SOURCE MATERIAL:
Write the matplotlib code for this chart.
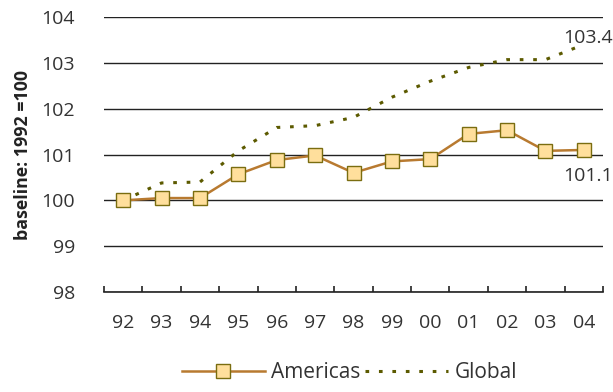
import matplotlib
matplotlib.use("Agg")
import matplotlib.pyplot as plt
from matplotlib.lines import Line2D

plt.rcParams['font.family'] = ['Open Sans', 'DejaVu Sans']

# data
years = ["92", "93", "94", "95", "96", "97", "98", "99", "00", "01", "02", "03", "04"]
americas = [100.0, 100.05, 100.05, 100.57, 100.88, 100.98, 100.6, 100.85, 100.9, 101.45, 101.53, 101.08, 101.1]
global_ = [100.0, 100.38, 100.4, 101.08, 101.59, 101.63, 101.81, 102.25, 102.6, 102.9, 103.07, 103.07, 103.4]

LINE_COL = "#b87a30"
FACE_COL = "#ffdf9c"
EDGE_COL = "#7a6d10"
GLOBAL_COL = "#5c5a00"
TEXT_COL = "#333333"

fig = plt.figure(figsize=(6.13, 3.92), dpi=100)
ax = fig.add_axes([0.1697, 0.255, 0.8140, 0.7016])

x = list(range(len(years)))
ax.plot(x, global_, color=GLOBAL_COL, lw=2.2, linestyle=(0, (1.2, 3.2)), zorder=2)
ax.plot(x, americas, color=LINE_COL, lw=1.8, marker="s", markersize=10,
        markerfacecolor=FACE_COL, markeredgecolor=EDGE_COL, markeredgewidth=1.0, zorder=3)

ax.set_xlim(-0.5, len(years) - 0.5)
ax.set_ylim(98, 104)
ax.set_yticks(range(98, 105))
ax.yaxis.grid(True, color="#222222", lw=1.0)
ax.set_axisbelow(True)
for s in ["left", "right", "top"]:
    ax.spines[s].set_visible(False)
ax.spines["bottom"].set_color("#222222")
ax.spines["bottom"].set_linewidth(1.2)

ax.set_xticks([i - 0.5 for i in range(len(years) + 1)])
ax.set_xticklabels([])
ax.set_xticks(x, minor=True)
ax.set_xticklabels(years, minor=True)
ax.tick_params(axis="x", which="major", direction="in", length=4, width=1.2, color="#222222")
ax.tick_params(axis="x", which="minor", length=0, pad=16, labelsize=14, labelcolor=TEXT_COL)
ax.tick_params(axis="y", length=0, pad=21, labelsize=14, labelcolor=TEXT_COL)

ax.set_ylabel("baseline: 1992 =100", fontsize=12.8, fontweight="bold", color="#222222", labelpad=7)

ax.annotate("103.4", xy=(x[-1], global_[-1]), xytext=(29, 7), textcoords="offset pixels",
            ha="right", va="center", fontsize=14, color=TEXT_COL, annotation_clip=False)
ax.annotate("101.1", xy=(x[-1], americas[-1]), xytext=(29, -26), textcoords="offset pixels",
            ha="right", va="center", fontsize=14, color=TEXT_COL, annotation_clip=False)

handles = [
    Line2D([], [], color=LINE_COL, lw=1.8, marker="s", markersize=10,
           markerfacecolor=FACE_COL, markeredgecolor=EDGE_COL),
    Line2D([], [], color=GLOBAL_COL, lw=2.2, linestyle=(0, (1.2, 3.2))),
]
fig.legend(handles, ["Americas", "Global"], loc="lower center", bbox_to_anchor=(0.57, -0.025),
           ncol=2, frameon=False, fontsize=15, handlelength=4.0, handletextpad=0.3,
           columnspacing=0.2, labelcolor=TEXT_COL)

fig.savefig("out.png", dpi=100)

WRITTEN INSTRUCTION: Leave out the pictures and repeat the lines from the start of the material through the line with "ax = fig.add_axes([0.1697, 0.255, 0.8140, 0.7016])", inclusive.

WORKED SOLUTION:
Write the matplotlib code for this chart.
import matplotlib
matplotlib.use("Agg")
import matplotlib.pyplot as plt
from matplotlib.lines import Line2D

plt.rcParams['font.family'] = ['Open Sans', 'DejaVu Sans']

# data
years = ["92", "93", "94", "95", "96", "97", "98", "99", "00", "01", "02", "03", "04"]
americas = [100.0, 100.05, 100.05, 100.57, 100.88, 100.98, 100.6, 100.85, 100.9, 101.45, 101.53, 101.08, 101.1]
global_ = [100.0, 100.38, 100.4, 101.08, 101.59, 101.63, 101.81, 102.25, 102.6, 102.9, 103.07, 103.07, 103.4]

LINE_COL = "#b87a30"
FACE_COL = "#ffdf9c"
EDGE_COL = "#7a6d10"
GLOBAL_COL = "#5c5a00"
TEXT_COL = "#333333"

fig = plt.figure(figsize=(6.13, 3.92), dpi=100)
ax = fig.add_axes([0.1697, 0.255, 0.8140, 0.7016])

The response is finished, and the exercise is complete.